__Challenge__
With the images removed, repeat the data below exactly.
┄┄┄┄┄┄┄┄┄┄┄┄┄┄┄┄┄┄┄┄
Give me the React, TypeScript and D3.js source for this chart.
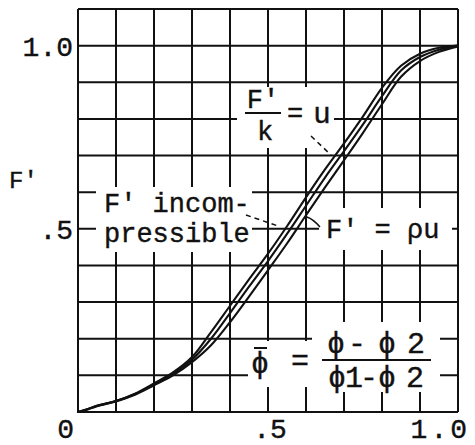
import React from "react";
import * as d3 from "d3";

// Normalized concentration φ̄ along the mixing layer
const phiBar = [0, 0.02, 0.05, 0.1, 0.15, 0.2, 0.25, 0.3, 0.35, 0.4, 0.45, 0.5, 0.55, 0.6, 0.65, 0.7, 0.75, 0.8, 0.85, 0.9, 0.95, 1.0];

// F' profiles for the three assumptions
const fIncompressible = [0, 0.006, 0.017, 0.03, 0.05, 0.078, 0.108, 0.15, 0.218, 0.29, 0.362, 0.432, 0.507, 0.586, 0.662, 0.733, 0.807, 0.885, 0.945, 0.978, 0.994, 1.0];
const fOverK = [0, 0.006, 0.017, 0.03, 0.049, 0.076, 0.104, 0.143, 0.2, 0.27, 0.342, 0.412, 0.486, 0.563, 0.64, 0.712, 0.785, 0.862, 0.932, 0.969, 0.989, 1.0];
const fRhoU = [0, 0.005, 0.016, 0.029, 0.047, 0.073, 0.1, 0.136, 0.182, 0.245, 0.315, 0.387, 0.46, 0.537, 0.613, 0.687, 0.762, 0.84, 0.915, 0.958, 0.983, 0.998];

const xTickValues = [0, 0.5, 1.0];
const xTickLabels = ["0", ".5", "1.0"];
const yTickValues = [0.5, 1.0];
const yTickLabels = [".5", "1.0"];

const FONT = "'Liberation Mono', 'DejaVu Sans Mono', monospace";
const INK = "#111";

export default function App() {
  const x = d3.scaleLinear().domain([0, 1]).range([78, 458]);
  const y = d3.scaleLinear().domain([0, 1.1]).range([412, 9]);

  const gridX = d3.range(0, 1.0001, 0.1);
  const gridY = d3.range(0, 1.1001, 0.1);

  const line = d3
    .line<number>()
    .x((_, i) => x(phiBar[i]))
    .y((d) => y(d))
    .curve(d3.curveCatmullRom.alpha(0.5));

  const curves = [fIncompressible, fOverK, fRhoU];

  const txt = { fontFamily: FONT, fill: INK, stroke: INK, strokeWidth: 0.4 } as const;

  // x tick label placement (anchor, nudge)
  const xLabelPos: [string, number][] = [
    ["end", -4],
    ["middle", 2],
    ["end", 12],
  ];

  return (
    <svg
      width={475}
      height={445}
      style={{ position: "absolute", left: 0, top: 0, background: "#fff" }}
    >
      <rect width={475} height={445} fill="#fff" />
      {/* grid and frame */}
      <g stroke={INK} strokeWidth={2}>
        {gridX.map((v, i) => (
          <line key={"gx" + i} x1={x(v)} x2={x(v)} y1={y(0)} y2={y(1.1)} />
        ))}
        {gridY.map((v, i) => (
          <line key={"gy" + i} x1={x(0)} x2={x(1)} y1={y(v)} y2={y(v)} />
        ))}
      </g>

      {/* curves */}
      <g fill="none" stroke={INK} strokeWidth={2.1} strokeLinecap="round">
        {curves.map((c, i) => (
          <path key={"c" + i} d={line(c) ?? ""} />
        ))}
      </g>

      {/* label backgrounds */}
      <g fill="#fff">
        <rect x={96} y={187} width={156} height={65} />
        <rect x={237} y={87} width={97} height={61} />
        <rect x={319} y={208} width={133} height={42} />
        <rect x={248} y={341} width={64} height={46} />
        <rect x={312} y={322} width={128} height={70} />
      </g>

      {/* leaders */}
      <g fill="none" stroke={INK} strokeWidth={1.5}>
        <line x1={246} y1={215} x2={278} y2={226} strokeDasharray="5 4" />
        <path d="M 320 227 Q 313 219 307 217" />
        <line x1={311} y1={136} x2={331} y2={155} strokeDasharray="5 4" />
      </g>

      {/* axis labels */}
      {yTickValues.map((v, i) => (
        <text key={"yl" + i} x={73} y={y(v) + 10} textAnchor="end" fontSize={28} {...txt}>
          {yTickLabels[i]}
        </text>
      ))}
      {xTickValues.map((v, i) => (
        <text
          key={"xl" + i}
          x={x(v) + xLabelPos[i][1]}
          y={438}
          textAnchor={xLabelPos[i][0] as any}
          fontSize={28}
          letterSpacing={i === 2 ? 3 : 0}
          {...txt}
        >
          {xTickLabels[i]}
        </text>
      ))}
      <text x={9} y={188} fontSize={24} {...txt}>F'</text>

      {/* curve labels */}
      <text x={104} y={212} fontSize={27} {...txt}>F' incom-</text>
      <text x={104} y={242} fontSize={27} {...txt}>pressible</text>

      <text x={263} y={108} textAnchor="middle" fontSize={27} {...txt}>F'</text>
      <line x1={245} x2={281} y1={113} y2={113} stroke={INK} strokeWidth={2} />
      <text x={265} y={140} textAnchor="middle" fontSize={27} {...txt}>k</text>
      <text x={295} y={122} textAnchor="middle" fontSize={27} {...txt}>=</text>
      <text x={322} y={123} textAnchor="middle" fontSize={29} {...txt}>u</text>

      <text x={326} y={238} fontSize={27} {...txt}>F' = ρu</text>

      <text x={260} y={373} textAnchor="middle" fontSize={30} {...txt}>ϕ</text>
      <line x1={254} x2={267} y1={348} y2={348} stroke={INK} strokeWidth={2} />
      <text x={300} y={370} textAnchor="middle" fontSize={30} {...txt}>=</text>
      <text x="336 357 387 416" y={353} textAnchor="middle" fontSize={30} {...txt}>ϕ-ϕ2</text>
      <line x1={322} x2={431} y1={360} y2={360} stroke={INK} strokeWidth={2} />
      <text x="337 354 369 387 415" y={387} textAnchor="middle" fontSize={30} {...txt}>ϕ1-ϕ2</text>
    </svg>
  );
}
┄┄┄┄┄┄┄┄┄┄┄┄┄┄┄┄┄┄┄┄
__The reply__
Give me the React, TypeScript and D3.js source for this chart.
import React from "react";
import * as d3 from "d3";

// Normalized concentration φ̄ along the mixing layer
const phiBar = [0, 0.02, 0.05, 0.1, 0.15, 0.2, 0.25, 0.3, 0.35, 0.4, 0.45, 0.5, 0.55, 0.6, 0.65, 0.7, 0.75, 0.8, 0.85, 0.9, 0.95, 1.0];

// F' profiles for the three assumptions
const fIncompressible = [0, 0.006, 0.017, 0.03, 0.05, 0.078, 0.108, 0.15, 0.218, 0.29, 0.362, 0.432, 0.507, 0.586, 0.662, 0.733, 0.807, 0.885, 0.945, 0.978, 0.994, 1.0];
const fOverK = [0, 0.006, 0.017, 0.03, 0.049, 0.076, 0.104, 0.143, 0.2, 0.27, 0.342, 0.412, 0.486, 0.563, 0.64, 0.712, 0.785, 0.862, 0.932, 0.969, 0.989, 1.0];
const fRhoU = [0, 0.005, 0.016, 0.029, 0.047, 0.073, 0.1, 0.136, 0.182, 0.245, 0.315, 0.387, 0.46, 0.537, 0.613, 0.687, 0.762, 0.84, 0.915, 0.958, 0.983, 0.998];

const xTickValues = [0, 0.5, 1.0];
const xTickLabels = ["0", ".5", "1.0"];
const yTickValues = [0.5, 1.0];
const yTickLabels = [".5", "1.0"];

const FONT = "'Liberation Mono', 'DejaVu Sans Mono', monospace";
const INK = "#111";

export default function App() {
  const x = d3.scaleLinear().domain([0, 1]).range([78, 458]);
  const y = d3.scaleLinear().domain([0, 1.1]).range([412, 9]);

  const gridX = d3.range(0, 1.0001, 0.1);
  const gridY = d3.range(0, 1.1001, 0.1);

  const line = d3
    .line<number>()
    .x((_, i) => x(phiBar[i]))
    .y((d) => y(d))
    .curve(d3.curveCatmullRom.alpha(0.5));

  const curves = [fIncompressible, fOverK, fRhoU];

  const txt = { fontFamily: FONT, fill: INK, stroke: INK, strokeWidth: 0.4 } as const;

  // x tick label placement (anchor, nudge)
  const xLabelPos: [string, number][] = [
    ["end", -4],
    ["middle", 2],
    ["end", 12],
  ];

  return (
    <svg
      width={475}
      height={445}
      style={{ position: "absolute", left: 0, top: 0, background: "#fff" }}
    >
      <rect width={475} height={445} fill="#fff" />
      {/* grid and frame */}
      <g stroke={INK} strokeWidth={2}>
        {gridX.map((v, i) => (
          <line key={"gx" + i} x1={x(v)} x2={x(v)} y1={y(0)} y2={y(1.1)} />
        ))}
        {gridY.map((v, i) => (
          <line key={"gy" + i} x1={x(0)} x2={x(1)} y1={y(v)} y2={y(v)} />
        ))}
      </g>

      {/* curves */}
      <g fill="none" stroke={INK} strokeWidth={2.1} strokeLinecap="round">
        {curves.map((c, i) => (
          <path key={"c" + i} d={line(c) ?? ""} />
        ))}
      </g>

      {/* label backgrounds */}
      <g fill="#fff">
        <rect x={96} y={187} width={156} height={65} />
        <rect x={237} y={87} width={97} height={61} />
        <rect x={319} y={208} width={133} height={42} />
        <rect x={248} y={341} width={64} height={46} />
        <rect x={312} y={322} width={128} height={70} />
      </g>

      {/* leaders */}
      <g fill="none" stroke={INK} strokeWidth={1.5}>
        <line x1={246} y1={215} x2={278} y2={226} strokeDasharray="5 4" />
        <path d="M 320 227 Q 313 219 307 217" />
        <line x1={311} y1={136} x2={331} y2={155} strokeDasharray="5 4" />
      </g>

      {/* axis labels */}
      {yTickValues.map((v, i) => (
        <text key={"yl" + i} x={73} y={y(v) + 10} textAnchor="end" fontSize={28} {...txt}>
          {yTickLabels[i]}
        </text>
      ))}
      {xTickValues.map((v, i) => (
        <text
          key={"xl" + i}
          x={x(v) + xLabelPos[i][1]}
          y={438}
          textAnchor={xLabelPos[i][0] as any}
          fontSize={28}
          letterSpacing={i === 2 ? 3 : 0}
          {...txt}
        >
          {xTickLabels[i]}
        </text>
      ))}
      <text x={9} y={188} fontSize={24} {...txt}>F'</text>

      {/* curve labels */}
      <text x={104} y={212} fontSize={27} {...txt}>F' incom-</text>
      <text x={104} y={242} fontSize={27} {...txt}>pressible</text>

      <text x={263} y={108} textAnchor="middle" fontSize={27} {...txt}>F'</text>
      <line x1={245} x2={281} y1={113} y2={113} stroke={INK} strokeWidth={2} />
      <text x={265} y={140} textAnchor="middle" fontSize={27} {...txt}>k</text>
      <text x={295} y={122} textAnchor="middle" fontSize={27} {...txt}>=</text>
      <text x={322} y={123} textAnchor="middle" fontSize={29} {...txt}>u</text>

      <text x={326} y={238} fontSize={27} {...txt}>F' = ρu</text>

      <text x={260} y={373} textAnchor="middle" fontSize={30} {...txt}>ϕ</text>
      <line x1={254} x2={267} y1={348} y2={348} stroke={INK} strokeWidth={2} />
      <text x={300} y={370} textAnchor="middle" fontSize={30} {...txt}>=</text>
      <text x="336 357 387 416" y={353} textAnchor="middle" fontSize={30} {...txt}>ϕ-ϕ2</text>
      <line x1={322} x2={431} y1={360} y2={360} stroke={INK} strokeWidth={2} />
      <text x="337 354 369 387 415" y={387} textAnchor="middle" fontSize={30} {...txt}>ϕ1-ϕ2</text>
    </svg>
  );
}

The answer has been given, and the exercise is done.